Our view: buying into Madrid’s luxury market requires selective underwriting. You must assume a lower information environment and price in a premium for that uncertainty.

How local buyers and residents are affected — and what they can do

Local middle-income buyers face harder choices. As prices in central neighbourhoods rise, aspiring buyers either move farther out, accept smaller homes, or rent longer.

Options for local households:

  • Consider negotiating through cooperatives or community land trusts where available.
  • Look to peripheral districts where new infrastructure projects can deliver access and value.
  • Campaign for municipal measures such as inclusionary zoning that require new developments to include affordable units.

Those are practical approaches, but they require policy backing and time. In the short term, affordability pressure will persist unless market incentives change.

What analysts and advisers should watch next

If you follow the Madrid luxury market, monitor these indicators:

  • Public records vs private reports: divergence between public listing prices and actual closed prices will signal growing opacity.
  • Share of foreign transactions in official registries: any movement above the current majority level will confirm persistent foreign demand.
  • Local regulatory announcements on short-term rentals and non-resident taxation.
  • Renovation permit flows in central districts, which show whether supply is set to increase.

These indicators will tell you whether the current premium is structural or cyclical.

Conclusion: an attractive but complex market

Madrid’s luxury housing market has re-priced sharply, with the highest-end segment up 16.5% in the last year, and foreign buyers accounting for more than half of transactions, according to El País and reporting aggregated by russpain.com. That combination creates opportunities for investors but raises real questions about transparency and housing access for residents.

For investors, the message is clear: you can find yield and capital growth in Madrid, but you must accept a market that is less transparent and increasingly private. For residents and policymakers, the task is to balance the benefits of investment with tools that protect local housing access.

Practical takeaway: if you plan to buy into Madrid’s luxury segment, secure an adviser with deep local networks, insist on confirmed recent comparables even when they are off-market, and allow for a longer time horizon and policy risk in your return assumptions.

Frequently Asked Questions

Q: How big was the price rise for luxury properties in Madrid?
A: The price of the most expensive properties in Madrid rose by 16.5% over the past 12 months, based on reporting in El País.
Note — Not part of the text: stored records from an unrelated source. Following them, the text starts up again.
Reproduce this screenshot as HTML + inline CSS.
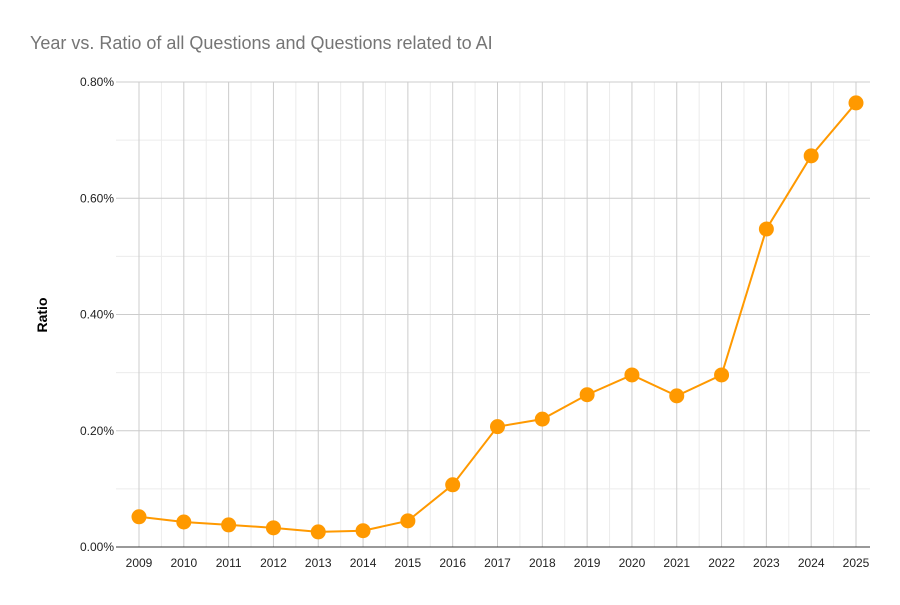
<!DOCTYPE html>
<html><head><meta charset="utf-8"><style>
body{margin:0;background:#fff;font-family:"Liberation Sans",Arial,sans-serif}
</style></head><body>
<svg id="c" width="900" height="600" xmlns="http://www.w3.org/2000/svg">
<rect width="900" height="600" fill="#fff"/>
<text x="30" y="49" font-size="18" fill="#757575">Year vs. Ratio of all Questions and Questions related to AI</text>
<text transform="translate(47,315) rotate(-90)" text-anchor="middle" font-size="14" font-weight="bold" fill="#000">Ratio</text>
<g id="grid"></g><g id="series"></g><g id="labels"></g>
</svg>
<script>
const years=[2009,2010,2011,2012,2013,2014,2015,2016,2017,2018,2019,2020,2021,2022,2023,2024,2025];
const ratios=[0.052,0.043,0.038,0.033,0.026,0.028,0.045,0.107,0.207,0.220,0.262,0.296,0.260,0.296,0.547,0.673,0.764];
const yTicks=[0,0.2,0.4,0.6,0.8];
const yTickLabels=["0.00%","0.20%","0.40%","0.60%","0.80%"];
const NS="http://www.w3.org/2000/svg";
const L=116,R=870,T=82,B=547,x0=139,x1=856;
function xs(i){return x0+(x1-x0)*i/(years.length-1);}
function ys(v){return B-(B-T)*v/0.8;}
function mk(t,a,p){const e=document.createElementNS(NS,t);for(const k in a)e.setAttribute(k,a[k]);p.appendChild(e);return e;}
const g=document.getElementById('grid'),s=document.getElementById('series'),lb=document.getElementById('labels');
const step=(x1-x0)/(years.length-1);
for(let i=0;i<years.length-1;i++){const x=xs(i)+step/2;const e=mk('line',{x1:x,x2:x,y1:T,y2:B,stroke:'#ececec'},g);

}
for(let i=0;i<yTicks.length-1;i++){const y=ys((yTicks[i]+yTicks[i+1])/2);const e=mk('line',{x1:L,x2:R,y1:y,y2:y,stroke:'#ececec'},g);

}
years.forEach((yr,i)=>{const x=xs(i);const e=mk('line',{x1:x,x2:x,y1:T,y2:B,stroke:'#cccccc'},g);


const t=mk('text',{x:x,y:567,'text-anchor':'middle','font-size':12,fill:'#222'},lb);t.textContent=yr;

});
yTicks.forEach((v,i)=>{const y=ys(v);const e=mk('line',{x1:L,x2:R,y1:y,y2:y,stroke:i==0?'#333':'#cccccc'},g);


const t=mk('text',{x:L-2,y:y+4,'text-anchor':'end','font-size':12,fill:'#222'},lb);t.textContent=yTickLabels[i];

});
const pl=mk('polyline',{points:ratios.map((v,i)=>xs(i)+','+ys(v)).join(' '),fill:'none',stroke:'#ff9900','stroke-width':2},s);


ratios.forEach((v,i)=>{const c=mk('circle',{cx:xs(i),cy:ys(v),r:7.5,fill:'#ff9900'},s);

});
</script>
</body></html>
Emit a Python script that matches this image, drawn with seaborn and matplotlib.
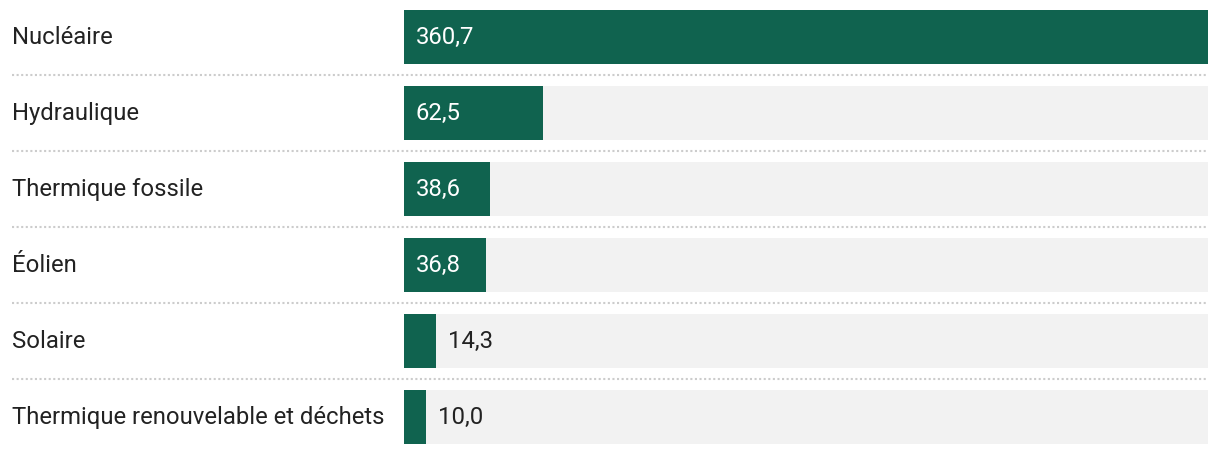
import numpy as np
import pandas as pd
import seaborn as sns
import matplotlib.pyplot as plt
from matplotlib import transforms

# Data
categories = ['Nucléaire', 'Hydraulique', 'Thermique fossile', 'Éolien',
              'Solaire', 'Thermique renouvelable et déchets']
values = [360.7, 62.5, 38.6, 36.8, 14.3, 10.0]
labels = ['360,7', '62,5', '38,6', '36,8', '14,3', '10,0']

green = '#10634f'
grey = '#f2f2f2'
plt.rcParams['font.family'] = ['Roboto', 'DejaVu Sans']

df = pd.DataFrame({'cat': categories, 'val': values})
df['full'] = max(values)

fig = plt.figure(figsize=(12.2, 4.54), dpi=100)
ax = fig.add_axes([404 / 1220, 0, 804 / 1220, 1])

# grey track then the value bars
sns.barplot(data=df, x='full', y='cat', color=grey, width=54 / 76,
            saturation=1, ax=ax, orient='h')
sns.barplot(data=df, x='val', y='cat', color=green, width=54 / 76,
            saturation=1, ax=ax, orient='h')

ax.set_xlim(0, max(values))
ax.set_ylim((454 - 37) / 76, -37 / 76)
ax.axis('off')

px = ax.transData.transform((1, 0))[0] - ax.transData.transform((0, 0))[0]
lab_tr = transforms.blended_transform_factory(fig.transFigure, ax.transData)
fs = 17.2

for i, (cat, v, lab) in enumerate(zip(categories, values, labels)):
    ax.text(12 / 1220, i + 0.01, cat, transform=lab_tr, ha='left', va='center',
            fontsize=fs, color='#222222')
    if v > 20:
        ax.text(12 / px, i + 0.01, lab, ha='left', va='center', fontsize=fs,
                color='white')
    else:
        ax.text(v + 12 / px, i + 0.01, lab, ha='left', va='center', fontsize=fs,
                color='#222222')

# dotted separators between rows
for i in range(len(categories) - 1):
    ax.axhline(i + 0.5, xmin=(12 - 404) / 804, xmax=1, color='#cccccc',
               linestyle=(0, (1, 1.2)), linewidth=1.5, clip_on=False)

fig.savefig('out.png', dpi=100)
Q: Who is buying the most expensive homes in Madrid?
A: More than half of luxury transactions involved foreign buyers in the last year, with a large share from Latin America, according to El País.

Q: What does "off-market" mean and why does it matter?
A: Off-market deals are transactions not publicly listed or advertised. They matter because they reduce price transparency and make market volumes harder to measure.

Q: Will rising luxury prices affect ordinary buyers in Madrid?
A: Yes. Luxury re-pricing tends to push up valuations and asking prices nearby, reduce affordability, and increase renovation-led gentrification in central neighbourhoods.